Uber Eats as a revenue source
The ability to create alternate revenue streams is an attractive proposition for senior living operators with the flexibility and funding to give it a go.
Those revenue sources often involve public-facing offerings such as a restaurant that is open to the public. But Phoenix is going a step further by partnering with ride-share platform Uber to offer customers Phoenix’s food straight to their door by way of Uber Eats.
If an Uber Eats user in the Atlanta suburb of Braselton, Georgia opens up the app this summer, they may not know they are about to order food from Phoenix at Braselton, a senior living community with independent living, assisted living and memory care residents. But given that the community’s food can stand up to local restaurants, Baillie doesn’t think that will matter much.
“The hope is we make money,” Baillie said. “I can’t wait to see the delivery driver pull up to a senior living community.”
Uber Eats will market the Phoenix community’s food under Beau and Belle, a new dining brand it recently launched. To build brand identity, Phoenix bought a food truck that would be parked around the area to bring diners into the Beau and Belle restaurants once they were open inside the communities.
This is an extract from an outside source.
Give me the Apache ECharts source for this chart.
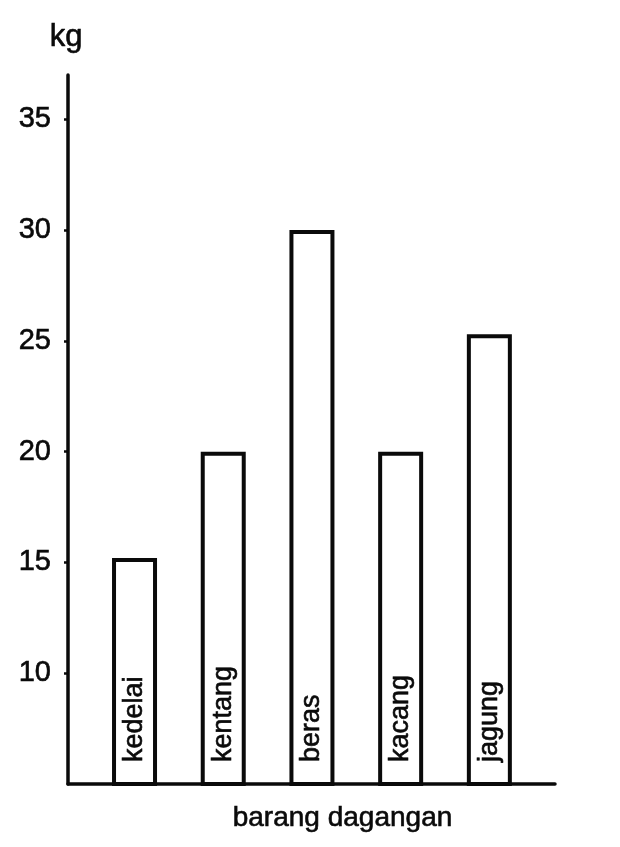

The food truck is about a year old now and does about $100,000 in sales per year, according to Baillie. In fact, he now swears by food trucks for senior living communities. When a Phoenix community experienced a kitchen fire, the Beau and Belle truck saved the day and quite a few dollars in catering expenses.
While Goodwin Living does not sell food through Uber Eats, the organization is still seeking to offer food and an experience that is of such a high quality “so that it’s everyone’s favorite place to eat, not just our residents,” Patterson said.
“It raises the idea of, ‘Is this where I would want to live? Is this the program that I would aspire to want to serve me?’” he said.